Royal Dutch Shell Plc (RDSA) and BP Plc (BP/) will benefit from a plan to reverse the direction of the Seaway pipeline in the U.S. and pump crude to the Gulf of Mexico coast, RBC Capital Markets said.
Shell and BP will each pump about 13 percent of their total oil output in North America through the pipeline, said Peter Hutton, a London-based analyst at RBC. The reversal will ease the glut of West Texas Intermediate oil at the U.S. benchmark’s delivery hub at Cushing, Oklahoma, and narrow the spread with Brent oil. That will boost adjusted earnings for Shell and BP by 3.2 percent and 3 percent respectively, Hutton said.
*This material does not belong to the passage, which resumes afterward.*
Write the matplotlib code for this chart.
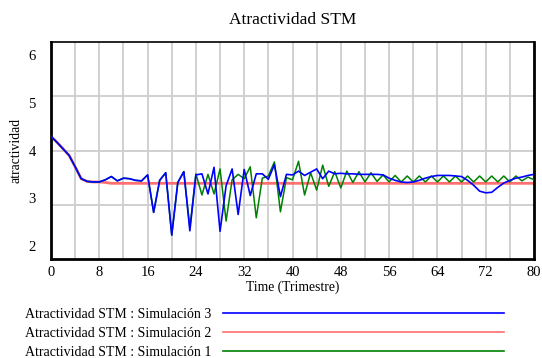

“Market reaction at Shell should be more positive,” Hutton wrote today in an e-mailed report. BP “used to produce a higher proportion of liquids in North America, but the greater decline in U.S. Gulf of Mexico, and the expansion by Shell of oil sands production, has closed the gap.”
Enbridge Inc. (ENB) yesterday agreed to pay $1.15 billion for ConocoPhillips (COP)’s share of a north-flowing pipeline that extends from Houston-area refineries in the Gulf of Mexico to Cushing. Together with Enterprise Products Partners LP (EPD), the line’s other owner, the companies will reverse the flow.
WTI oil’s discount to Brent narrowed to the smallest margin in eight months after the Seaway pipeline reversal plan was announced.
RBC increased its forecasts for WTI to $93.50 a barrel from $91.50 in 2011 and to $100 a barrel from $90 in 2012. It left its forecasts for Brent oil unchanged at $109.50 and $109 respectively.